ICSC CONFERENCE: Retailers rethink the future


Physical stores remain at the heart of retailers’ plans, delegates heard at this year’s ICSC European conference in Warsaw.


Toy store SMYK, fashion retailers Desigual and LPP (the company behind Reserved, Sinsay, Mohito, Cropp and House), and cosmetic retailer Sephora all confirmed their commitment to bricks-and-mortar retailing.

However, none of the retailers ruled out a reshuffle of their real estate. Krzysztof Bocianowski, leasing and expansion director at LPP, said: ‘We want bigger stores, probably less of them, but they must be convenient. Customers are changing their behaviour. They need stores to buy and collect their goods.’

Maciej Dyjas, member of the supervisory board of Smyk and co-CEO at Griffin Real Estate, added: ‘We are focusing on dominant assets in town centres which are convenient, but we have invested heavily in our online platform. We want to become more of a marketplace. We believe in stores in city centres which can also be pick up points and places of entertainment.’

Physical stores are key to Sephora’s strategy. ‘Experiential retail brings in consumers,’ said Hervé Montaner, the retailer’s Europe and Middle East expansion director.  ‘Customers like to try and test mak-eup and perfume. The experience in the store itself is energizing and vibrant, it is a very specific experience. We really want to make our stores a place to experiment.’

Desigual aims to offer a 360° experience, not just a vibrant physical environment. ‘We have to adapt in the way we interact with our customers,’ said Angeles Pérez de Arenaza, head of construction and property management at the fashion retailer. ‘We want to give our customers an experience that includes Facebook, Instagram etc. We are continually working on improving the customer experience. It’s not about simply purchasing in our stores, but living Desigual.’

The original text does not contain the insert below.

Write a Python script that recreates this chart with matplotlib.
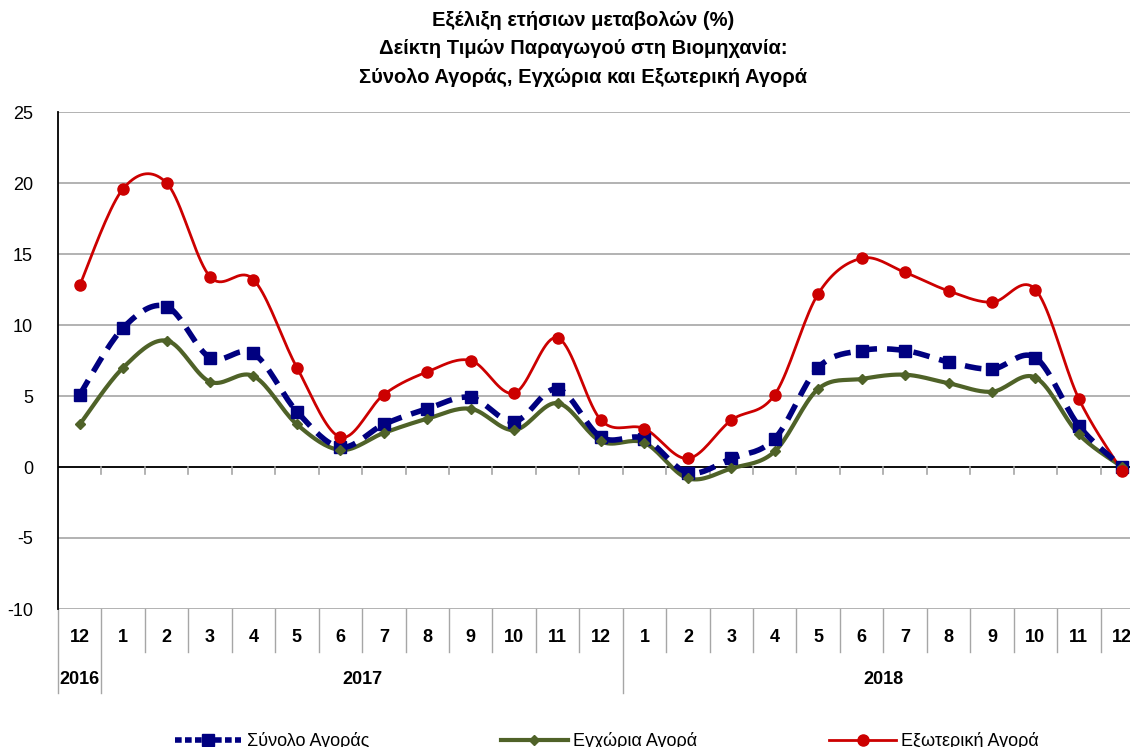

But technology shouldn’t get in the way of authentic customer interaction, warn the retailers. It should also be used as a tool to help customer service, raise standards and improve efficiency, added Sephora’s Montaner. ‘We are in a very specific market. For us it’s about continuing to improve the customer experience inside the store. We are selling more or less the same products as our competition, people come to Sephora because of the atmosphere so we have to deliver a unique experience.’